INFORMATION SHOWN:
** BEGIN **
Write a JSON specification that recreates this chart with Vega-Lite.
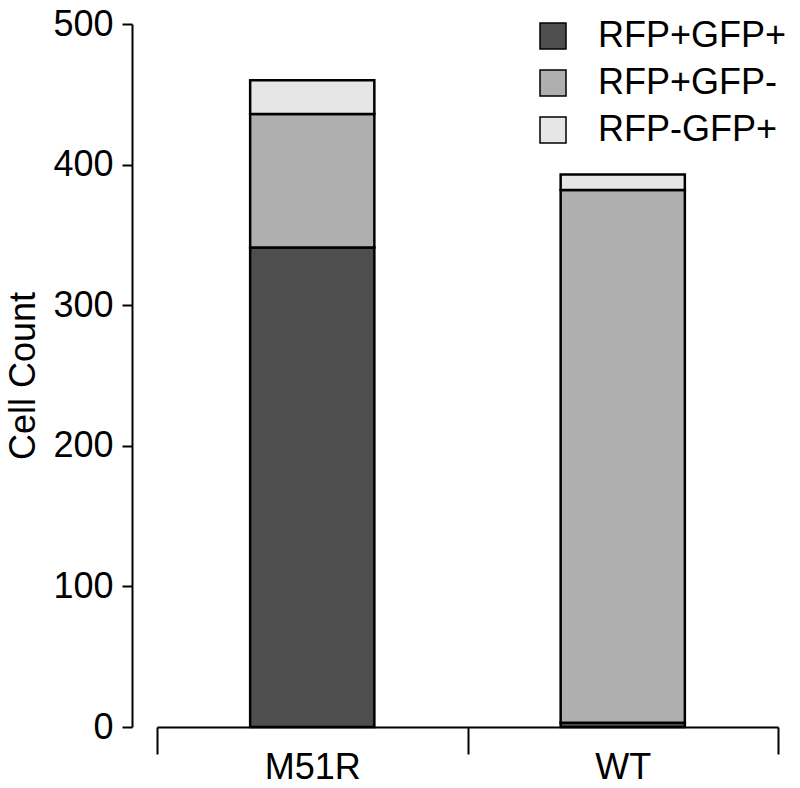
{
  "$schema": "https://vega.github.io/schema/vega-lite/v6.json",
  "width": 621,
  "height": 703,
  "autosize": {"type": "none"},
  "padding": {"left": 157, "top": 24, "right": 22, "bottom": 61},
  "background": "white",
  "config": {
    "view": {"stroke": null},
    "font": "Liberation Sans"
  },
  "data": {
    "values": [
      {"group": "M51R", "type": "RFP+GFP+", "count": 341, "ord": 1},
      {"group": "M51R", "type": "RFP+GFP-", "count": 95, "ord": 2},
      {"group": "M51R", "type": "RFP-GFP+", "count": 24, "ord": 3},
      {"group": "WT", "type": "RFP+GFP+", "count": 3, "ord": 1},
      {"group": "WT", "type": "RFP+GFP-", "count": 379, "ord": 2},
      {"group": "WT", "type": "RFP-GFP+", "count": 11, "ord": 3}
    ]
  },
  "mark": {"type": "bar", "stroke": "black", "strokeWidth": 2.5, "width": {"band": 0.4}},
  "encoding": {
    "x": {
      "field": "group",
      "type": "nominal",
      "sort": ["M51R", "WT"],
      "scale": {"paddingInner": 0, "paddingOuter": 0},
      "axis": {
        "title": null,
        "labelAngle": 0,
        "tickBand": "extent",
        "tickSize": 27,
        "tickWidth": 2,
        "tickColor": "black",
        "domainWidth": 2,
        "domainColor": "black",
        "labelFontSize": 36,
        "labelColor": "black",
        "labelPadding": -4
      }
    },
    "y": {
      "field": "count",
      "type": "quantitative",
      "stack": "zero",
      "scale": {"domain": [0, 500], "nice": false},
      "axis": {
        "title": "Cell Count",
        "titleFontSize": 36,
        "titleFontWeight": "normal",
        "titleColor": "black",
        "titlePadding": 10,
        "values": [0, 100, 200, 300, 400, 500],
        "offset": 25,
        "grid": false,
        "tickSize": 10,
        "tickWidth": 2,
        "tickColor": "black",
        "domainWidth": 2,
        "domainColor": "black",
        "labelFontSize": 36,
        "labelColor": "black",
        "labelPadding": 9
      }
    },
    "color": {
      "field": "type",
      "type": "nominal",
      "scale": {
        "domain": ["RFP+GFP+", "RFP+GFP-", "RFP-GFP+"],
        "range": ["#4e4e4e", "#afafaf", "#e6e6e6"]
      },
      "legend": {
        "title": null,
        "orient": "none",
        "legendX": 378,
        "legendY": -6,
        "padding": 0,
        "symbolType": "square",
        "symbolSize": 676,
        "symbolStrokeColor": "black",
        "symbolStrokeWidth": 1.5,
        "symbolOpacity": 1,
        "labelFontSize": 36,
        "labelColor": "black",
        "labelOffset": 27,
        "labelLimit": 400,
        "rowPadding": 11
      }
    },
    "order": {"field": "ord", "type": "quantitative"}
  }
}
** END **
REQUEST:
Transcribe the listing above verbatim. Omit the pictures.

SOLUTION:
Write a JSON specification that recreates this chart with Vega-Lite.
{
  "$schema": "https://vega.github.io/schema/vega-lite/v6.json",
  "width": 621,
  "height": 703,
  "autosize": {"type": "none"},
  "padding": {"left": 157, "top": 24, "right": 22, "bottom": 61},
  "background": "white",
  "config": {
    "view": {"stroke": null},
    "font": "Liberation Sans"
  },
  "data": {
    "values": [
      {"group": "M51R", "type": "RFP+GFP+", "count": 341, "ord": 1},
      {"group": "M51R", "type": "RFP+GFP-", "count": 95, "ord": 2},
      {"group": "M51R", "type": "RFP-GFP+", "count": 24, "ord": 3},
      {"group": "WT", "type": "RFP+GFP+", "count": 3, "ord": 1},
      {"group": "WT", "type": "RFP+GFP-", "count": 379, "ord": 2},
      {"group": "WT", "type": "RFP-GFP+", "count": 11, "ord": 3}
    ]
  },
  "mark": {"type": "bar", "stroke": "black", "strokeWidth": 2.5, "width": {"band": 0.4}},
  "encoding": {
    "x": {
      "field": "group",
      "type": "nominal",
      "sort": ["M51R", "WT"],
      "scale": {"paddingInner": 0, "paddingOuter": 0},
      "axis": {
        "title": null,
        "labelAngle": 0,
        "tickBand": "extent",
        "tickSize": 27,
        "tickWidth": 2,
        "tickColor": "black",
        "domainWidth": 2,
        "domainColor": "black",
        "labelFontSize": 36,
        "labelColor": "black",
        "labelPadding": -4
      }
    },
    "y": {
      "field": "count",
      "type": "quantitative",
      "stack": "zero",
      "scale": {"domain": [0, 500], "nice": false},
      "axis": {
        "title": "Cell Count",
        "titleFontSize": 36,
        "titleFontWeight": "normal",
        "titleColor": "black",
        "titlePadding": 10,
        "values": [0, 100, 200, 300, 400, 500],
        "offset": 25,
        "grid": false,
        "tickSize": 10,
        "tickWidth": 2,
        "tickColor": "black",
        "domainWidth": 2,
        "domainColor": "black",
        "labelFontSize": 36,
        "labelColor": "black",
        "labelPadding": 9
      }
    },
    "color": {
      "field": "type",
      "type": "nominal",
      "scale": {
        "domain": ["RFP+GFP+", "RFP+GFP-", "RFP-GFP+"],
        "range": ["#4e4e4e", "#afafaf", "#e6e6e6"]
      },
      "legend": {
        "title": null,
        "orient": "none",
        "legendX": 378,
        "legendY": -6,
        "padding": 0,
        "symbolType": "square",
        "symbolSize": 676,
        "symbolStrokeColor": "black",
        "symbolStrokeWidth": 1.5,
        "symbolOpacity": 1,
        "labelFontSize": 36,
        "labelColor": "black",
        "labelOffset": 27,
        "labelLimit": 400,
        "rowPadding": 11
      }
    },
    "order": {"field": "ord", "type": "quantitative"}
  }
}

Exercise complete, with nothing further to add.